Work to complete:
Output every line exactly as written. Leave out pictures.

Information shown:

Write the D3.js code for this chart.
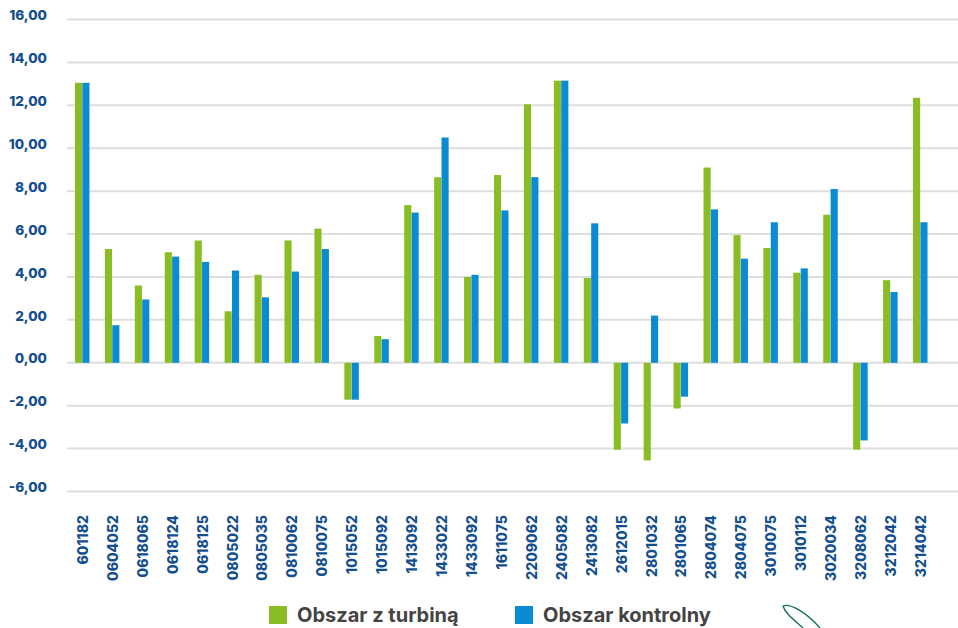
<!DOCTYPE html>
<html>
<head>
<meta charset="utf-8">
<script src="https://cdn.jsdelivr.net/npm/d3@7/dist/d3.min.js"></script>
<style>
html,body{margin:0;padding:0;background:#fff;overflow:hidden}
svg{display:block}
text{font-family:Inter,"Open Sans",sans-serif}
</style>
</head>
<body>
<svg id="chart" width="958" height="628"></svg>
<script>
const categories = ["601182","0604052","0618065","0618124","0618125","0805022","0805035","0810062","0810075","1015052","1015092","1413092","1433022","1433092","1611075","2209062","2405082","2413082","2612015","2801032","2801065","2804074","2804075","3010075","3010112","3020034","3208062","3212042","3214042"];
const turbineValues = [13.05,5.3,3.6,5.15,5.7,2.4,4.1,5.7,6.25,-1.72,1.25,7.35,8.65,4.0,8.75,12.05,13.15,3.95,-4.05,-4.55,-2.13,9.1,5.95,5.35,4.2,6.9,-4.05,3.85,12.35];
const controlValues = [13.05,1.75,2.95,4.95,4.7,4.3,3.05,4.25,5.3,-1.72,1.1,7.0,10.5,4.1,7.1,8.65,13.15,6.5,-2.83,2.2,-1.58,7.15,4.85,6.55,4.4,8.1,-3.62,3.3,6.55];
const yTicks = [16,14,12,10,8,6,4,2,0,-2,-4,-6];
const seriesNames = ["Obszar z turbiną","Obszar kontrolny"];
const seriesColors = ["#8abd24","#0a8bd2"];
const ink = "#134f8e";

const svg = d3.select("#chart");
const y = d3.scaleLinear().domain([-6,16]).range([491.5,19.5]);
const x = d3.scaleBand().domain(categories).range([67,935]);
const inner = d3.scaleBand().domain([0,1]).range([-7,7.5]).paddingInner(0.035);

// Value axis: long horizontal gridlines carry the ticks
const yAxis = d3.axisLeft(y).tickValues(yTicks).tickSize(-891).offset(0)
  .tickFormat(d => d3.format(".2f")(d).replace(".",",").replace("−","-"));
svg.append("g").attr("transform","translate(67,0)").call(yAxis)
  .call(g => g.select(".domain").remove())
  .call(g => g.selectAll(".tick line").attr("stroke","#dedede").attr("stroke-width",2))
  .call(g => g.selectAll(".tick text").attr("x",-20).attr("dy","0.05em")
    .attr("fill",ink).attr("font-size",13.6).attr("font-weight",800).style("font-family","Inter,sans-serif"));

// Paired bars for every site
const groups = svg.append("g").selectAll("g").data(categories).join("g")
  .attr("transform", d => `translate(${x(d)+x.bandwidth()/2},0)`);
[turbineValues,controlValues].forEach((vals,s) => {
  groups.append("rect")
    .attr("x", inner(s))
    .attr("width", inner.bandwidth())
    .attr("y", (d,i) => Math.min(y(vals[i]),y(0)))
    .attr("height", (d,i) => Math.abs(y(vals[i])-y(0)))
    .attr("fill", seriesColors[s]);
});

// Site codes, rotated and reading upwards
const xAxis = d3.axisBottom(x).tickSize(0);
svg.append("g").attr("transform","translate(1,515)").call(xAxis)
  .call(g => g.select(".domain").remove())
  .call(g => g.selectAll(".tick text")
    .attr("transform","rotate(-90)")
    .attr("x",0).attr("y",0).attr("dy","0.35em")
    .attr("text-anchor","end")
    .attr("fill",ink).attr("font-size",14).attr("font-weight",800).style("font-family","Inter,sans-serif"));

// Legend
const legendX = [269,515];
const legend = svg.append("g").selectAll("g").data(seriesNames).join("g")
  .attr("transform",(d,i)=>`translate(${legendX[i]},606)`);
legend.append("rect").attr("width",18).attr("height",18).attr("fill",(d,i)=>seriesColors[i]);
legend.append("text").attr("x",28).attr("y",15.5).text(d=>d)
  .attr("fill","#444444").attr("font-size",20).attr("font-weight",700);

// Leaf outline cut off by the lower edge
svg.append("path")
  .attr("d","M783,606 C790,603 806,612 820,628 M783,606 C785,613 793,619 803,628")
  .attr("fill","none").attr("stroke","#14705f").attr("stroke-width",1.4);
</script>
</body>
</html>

Answer to this task:
Write the D3.js code for this chart.
<!DOCTYPE html>
<html>
<head>
<meta charset="utf-8">
<script src="https://cdn.jsdelivr.net/npm/d3@7/dist/d3.min.js"></script>
<style>
html,body{margin:0;padding:0;background:#fff;overflow:hidden}
svg{display:block}
text{font-family:Inter,"Open Sans",sans-serif}
</style>
</head>
<body>
<svg id="chart" width="958" height="628"></svg>
<script>
const categories = ["601182","0604052","0618065","0618124","0618125","0805022","0805035","0810062","0810075","1015052","1015092","1413092","1433022","1433092","1611075","2209062","2405082","2413082","2612015","2801032","2801065","2804074","2804075","3010075","3010112","3020034","3208062","3212042","3214042"];
const turbineValues = [13.05,5.3,3.6,5.15,5.7,2.4,4.1,5.7,6.25,-1.72,1.25,7.35,8.65,4.0,8.75,12.05,13.15,3.95,-4.05,-4.55,-2.13,9.1,5.95,5.35,4.2,6.9,-4.05,3.85,12.35];
const controlValues = [13.05,1.75,2.95,4.95,4.7,4.3,3.05,4.25,5.3,-1.72,1.1,7.0,10.5,4.1,7.1,8.65,13.15,6.5,-2.83,2.2,-1.58,7.15,4.85,6.55,4.4,8.1,-3.62,3.3,6.55];
const yTicks = [16,14,12,10,8,6,4,2,0,-2,-4,-6];
const seriesNames = ["Obszar z turbiną","Obszar kontrolny"];
const seriesColors = ["#8abd24","#0a8bd2"];
const ink = "#134f8e";

const svg = d3.select("#chart");
const y = d3.scaleLinear().domain([-6,16]).range([491.5,19.5]);
const x = d3.scaleBand().domain(categories).range([67,935]);
const inner = d3.scaleBand().domain([0,1]).range([-7,7.5]).paddingInner(0.035);

// Value axis: long horizontal gridlines carry the ticks
const yAxis = d3.axisLeft(y).tickValues(yTicks).tickSize(-891).offset(0)
  .tickFormat(d => d3.format(".2f")(d).replace(".",",").replace("−","-"));
svg.append("g").attr("transform","translate(67,0)").call(yAxis)
  .call(g => g.select(".domain").remove())
  .call(g => g.selectAll(".tick line").attr("stroke","#dedede").attr("stroke-width",2))
  .call(g => g.selectAll(".tick text").attr("x",-20).attr("dy","0.05em")
    .attr("fill",ink).attr("font-size",13.6).attr("font-weight",800).style("font-family","Inter,sans-serif"));

// Paired bars for every site
const groups = svg.append("g").selectAll("g").data(categories).join("g")
  .attr("transform", d => `translate(${x(d)+x.bandwidth()/2},0)`);
[turbineValues,controlValues].forEach((vals,s) => {
  groups.append("rect")
    .attr("x", inner(s))
    .attr("width", inner.bandwidth())
    .attr("y", (d,i) => Math.min(y(vals[i]),y(0)))
    .attr("height", (d,i) => Math.abs(y(vals[i])-y(0)))
    .attr("fill", seriesColors[s]);
});

// Site codes, rotated and reading upwards
const xAxis = d3.axisBottom(x).tickSize(0);
svg.append("g").attr("transform","translate(1,515)").call(xAxis)
  .call(g => g.select(".domain").remove())
  .call(g => g.selectAll(".tick text")
    .attr("transform","rotate(-90)")
    .attr("x",0).attr("y",0).attr("dy","0.35em")
    .attr("text-anchor","end")
    .attr("fill",ink).attr("font-size",14).attr("font-weight",800).style("font-family","Inter,sans-serif"));

// Legend
const legendX = [269,515];
const legend = svg.append("g").selectAll("g").data(seriesNames).join("g")
  .attr("transform",(d,i)=>`translate(${legendX[i]},606)`);
legend.append("rect").attr("width",18).attr("height",18).attr("fill",(d,i)=>seriesColors[i]);
legend.append("text").attr("x",28).attr("y",15.5).text(d=>d)
  .attr("fill","#444444").attr("font-size",20).attr("font-weight",700);

// Leaf outline cut off by the lower edge
svg.append("path")
  .attr("d","M783,606 C790,603 806,612 820,628 M783,606 C785,613 793,619 803,628")
  .attr("fill","none").attr("stroke","#14705f").attr("stroke-width",1.4);
</script>
</body>
</html>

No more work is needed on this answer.